Single by Dave and AJ Tracey
- Released: 13 May 2016
- Genre: Grime
- Length: 3:21
- Label: Self-released
- Songwriter(s): David Omoregie; Ché Grant;
- Producer(s): 169

Dave singles chronology
| "JKYL+HYD" (2016) | "Thiago Silva" (2016) | "Wanna Know" (2016) |

AJ Tracey singles chronology
| "Packages" (2016) | "Thiago Silva" (2016) | "Leave Me Alone" (2016) |

= Thiago Silva (song) =

"Thiago Silva" is a song by British rappers Dave and AJ Tracey, released as a single on 13 May 2016. The song is produced by 169 and samples Ruff Sqwad's "Pied Piper". The song title refers to Brazilian footballer Thiago Silva. Complex magazine ranked the song at number 10 on their list of "Grime's Most Impactful Songs of the 2010s".

==Usage in media==
A clip of Dave inviting a fan, Alex, on-stage during a performance of the track at Glastonbury Festival 2019 went viral in July 2019.

==Commercial performance==
In March 2020, the track was certified as Platinum by the British Phonographic Industry for exceeding chart sales of 600,000, followed by double Platinum in 2023.

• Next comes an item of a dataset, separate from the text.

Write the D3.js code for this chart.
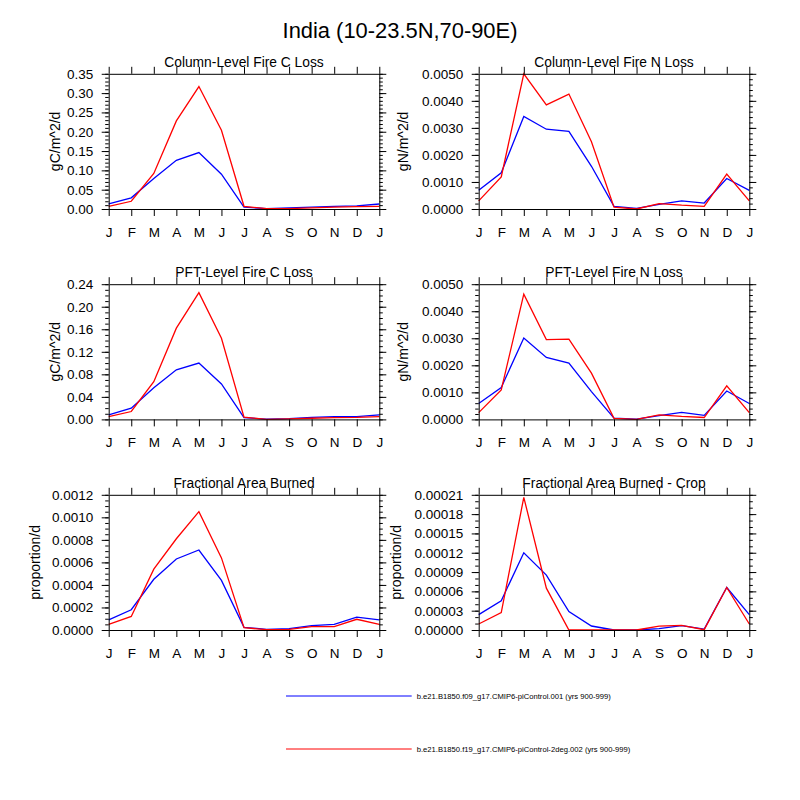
<!DOCTYPE html>
<html>
<head>
<meta charset="utf-8">
<script src="https://cdn.jsdelivr.net/npm/d3@7"></script>
<style>
  body { margin: 0; background: #fff; }
  text { font-family: "Liberation Sans", Arial, Helvetica, sans-serif; }
</style>
</head>
<body>
<svg id="chart" width="800" height="800"></svg>
<script>
// ---- data ----
const months = ['J', 'F', 'M', 'A', 'M', 'J', 'J', 'A', 'S', 'O', 'N', 'D', 'J'];
const mainTitle = 'India (10-23.5N,70-90E)';
const seriesNames = [
    'b.e21.B1850.f09_g17.CMIP6-piControl.001 (yrs 900-999)',
    'b.e21.B1850.f19_g17.CMIP6-piControl-2deg.002 (yrs 900-999)'
];
const panelTitles = ['Column-Level Fire C Loss', 'Column-Level Fire N Loss',
    'PFT-Level Fire C Loss', 'PFT-Level Fire N Loss',
    'Fractional Area Burned', 'Fractional Area Burned - Crop'];
const yTitles = ['gC/m^2/d', 'gN/m^2/d', 'gC/m^2/d', 'gN/m^2/d', 'proportion/d', 'proportion/d'];

// axis ticks
const yMax      = [0.35, 0.005, 0.24, 0.005, 0.0012, 0.00021];
const yStep     = [0.05, 0.001, 0.04, 0.001, 0.0002, 0.00003];
const yMinor    = [0.01, 0.0002, 0.01, 0.0002, 0.00005, 0.00001];
const yDecimals = [2, 4, 2, 4, 4, 5];

// series (blue = f09 run, red = f19 run), Jan..Dec + Jan repeated
const colCLossBlue = [0.013, 0.029, 0.079, 0.126, 0.146, 0.090, 0.005, 0.001, 0.003, 0.005, 0.007, 0.008, 0.013];
const colCLossRed  = [0.007, 0.020, 0.092, 0.228, 0.317, 0.204, 0.007, 0.001, 0.001, 0.003, 0.005, 0.006, 0.007];
const colNLossBlue = [0.00069, 0.00134, 0.00342, 0.00295, 0.00287, 0.00158, 0.0001, 0.00002, 0.00017, 0.0003, 0.00022, 0.00113, 0.00069];
const colNLossRed  = [0.0003, 0.00119, 0.0050, 0.00385, 0.00425, 0.00249, 0.00007, 0.0, 0.0002, 0.00014, 0.0001, 0.00129, 0.0003];
const pftCLossBlue = [0.008, 0.020, 0.056, 0.088, 0.100, 0.063, 0.003, 0.0006, 0.0012, 0.0036, 0.005, 0.005, 0.008];
const pftCLossRed  = [0.005, 0.014, 0.067, 0.162, 0.225, 0.144, 0.004, 0.0, 0.001, 0.002, 0.003, 0.0035, 0.005];
const pftNLossBlue = [0.00059, 0.00118, 0.00301, 0.00229, 0.00208, 0.00103, 0.00005, 0.00001, 0.00014, 0.00026, 0.00015, 0.00105, 0.00059];
const pftNLossRed  = [0.00025, 0.00109, 0.00463, 0.00295, 0.00297, 0.00171, 0.00004, 0.0, 0.00017, 0.00011, 0.00007, 0.00124, 0.00025];
const farBlue      = [0.00009, 0.00018, 0.00045, 0.00063, 0.00071, 0.00044, 0.000024, 0.000006, 0.000012, 0.000038, 0.00005, 0.000115, 0.00009];
const farRed       = [0.00005, 0.00012, 0.00054, 0.00081, 0.00105, 0.00064, 0.00002, 0.000003, 0.000006, 0.00003, 0.00003, 0.000095, 0.00005];
const farCropBlue  = [0.0000238, 0.0000455, 0.00012, 0.0000853, 0.0000285, 0.0000062, 0.0, 0.0, 0.000002, 0.0000067, 0.0000015, 0.000066, 0.0000238];
const farCropRed   = [0.0000093, 0.000027, 0.000206, 0.000065, 0.0, 0.0, 0.0, 0.0, 0.000006, 0.0000072, 0.0000005, 0.000066, 0.0000093];

const blueSeries = [colCLossBlue, colNLossBlue, pftCLossBlue, pftNLossBlue, farBlue, farCropBlue];
const redSeries  = [colCLossRed, colNLossRed, pftCLossRed, pftNLossRed, farRed, farCropRed];

// ---- layout ----
const colLeft = [108.7, 478.7];
const rowTop = [73.8, 284.2, 494.8];
const plotW = 270.6, plotH = 135.2;
const yTitleX = [55, 403, 55, 403, 35, 396];   // absolute x of the rotated y-axis titles
const colors = ['#0000ff', '#ff0000'];
const fontSize = 13.5;

let svg = d3.select('#chart');
svg.append('rect').attr('width', 800).attr('height', 800).attr('fill', '#fff');

svg.append('text')
    .attr('x', 400)
    .attr('y', 37.5)
    .attr('text-anchor', 'middle')
    .attr('font-size', '21.9px')
    .text(mainTitle);

// Helper: tick values as exact multiples to avoid float drift
function steps(max, step) {
    let n = Math.round(max / step);
    return d3.range(n + 1).map(i => +(i * step).toPrecision(10));
}

function styleAxis(g) {
    g.attr('font-family', null).attr('font-size', null);
    g.selectAll('text').attr('font-size', fontSize + 'px').attr('fill', '#000');
    g.selectAll('line').attr('stroke', '#000');
    g.select('.domain').attr('stroke', '#000');
}

panelTitles.forEach((title, p) => {
    let left = colLeft[p % 2];
    let top = rowTop[Math.floor(p / 2)];

    let g = svg.append('g').attr('transform', 'translate(' + left + ',' + top + ')');

    let x = d3.scaleLinear().domain([0, 12]).range([0, plotW]);
    let y = d3.scaleLinear().domain([0, yMax[p]]).range([plotH, 0]);

    let majors = steps(yMax[p], yStep[p]);
    let minors = steps(yMax[p], yMinor[p]);
    let fmt = d3.format('.' + yDecimals[p] + 'f');

    // series lines (blue first, red on top)
    let line = d3.line().x((d, i) => x(i)).y(d => y(d));
    [blueSeries[p], redSeries[p]].forEach((vals, s) => {
        g.append('path')
            .datum(vals)
            .attr('d', line)
            .attr('fill', 'none')
            .attr('stroke', colors[s])
            .attr('stroke-width', 1.3)
            .attr('stroke-linejoin', 'miter');
    });

    // minor ticks left & right
    g.append('g')
        .call(d3.axisLeft(y).tickValues(minors).tickSize(3.5).tickFormat(''))
        .call(styleAxis).select('.domain').remove();
    g.append('g').attr('transform', 'translate(' + plotW + ',0)')
        .call(d3.axisRight(y).tickValues(minors).tickSize(3.5).tickFormat(''))
        .call(styleAxis).select('.domain').remove();

    // major axes
    g.append('g')
        .call(d3.axisLeft(y).tickValues(majors).tickSize(7).tickSizeOuter(0).tickPadding(8.4).tickFormat(fmt))
        .call(styleAxis);
    g.append('g').attr('transform', 'translate(' + plotW + ',0)')
        .call(d3.axisRight(y).tickValues(majors).tickSize(7).tickSizeOuter(0).tickFormat(''))
        .call(styleAxis);
    g.append('g').attr('transform', 'translate(0,' + plotH + ')')
        .call(d3.axisBottom(x).tickValues(d3.range(13)).tickSize(7).tickSizeOuter(0).tickPadding(11.2)
            .tickFormat(i => months[i]))
        .call(styleAxis);
    g.append('g')
        .call(d3.axisTop(x).tickValues(d3.range(13)).tickSize(7).tickSizeOuter(0).tickFormat(''))
        .call(styleAxis);

    // panel title
    g.append('text')
        .attr('x', plotW / 2)
        .attr('y', -7.3)
        .attr('text-anchor', 'middle')
        .attr('font-size', '13.8px')
        .text(title);

    // y-axis title
    svg.append('text')
        .attr('transform', 'translate(' + yTitleX[p] + ',' + (top + plotH / 2) + ') rotate(-90)')
        .attr('text-anchor', 'middle')
        .attr('dy', '0.35em')
        .attr('font-size', '14px')
        .text(yTitles[p]);
});

// legend
const legendY = [696, 749];
seriesNames.forEach((name, s) => {
    svg.append('line')
        .attr('x1', 286).attr('x2', 411.7)
        .attr('y1', legendY[s]).attr('y2', legendY[s])
        .attr('stroke', colors[s])
        .attr('stroke-width', 1);
    svg.append('text')
        .attr('x', 416.7)
        .attr('y', legendY[s])
        .attr('dy', '0.35em')
        .attr('font-size', '7.65px')
        .text(name);
});
</script>
</body>
</html>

After the viral performance at Glastonbury Festival 2019, "Thiago Silva" entered the UK Singles Chart at number 57 before reaching a peak of number 36.

==Charts==

| Chart (2019) | Peak position |
|---|---|
| Ireland (IRMA) | 38 |
| UK Singles (OCC) | 36 |
| UK Indie (OCC) | 1 |
| UK Hip Hop/R&B (OCC) | 7 |

==Certifications==

| Region | Certification | Certified units/sales |
| Denmark (IFPI Danmark) | Gold | 45,000^{‡} |
| New Zealand (RMNZ) | Platinum | 30,000^{‡} |
| United Kingdom (BPI) | 2× Platinum | 1,200,000^{‡} |
^{‡} Sales+streaming figures based on certification alone.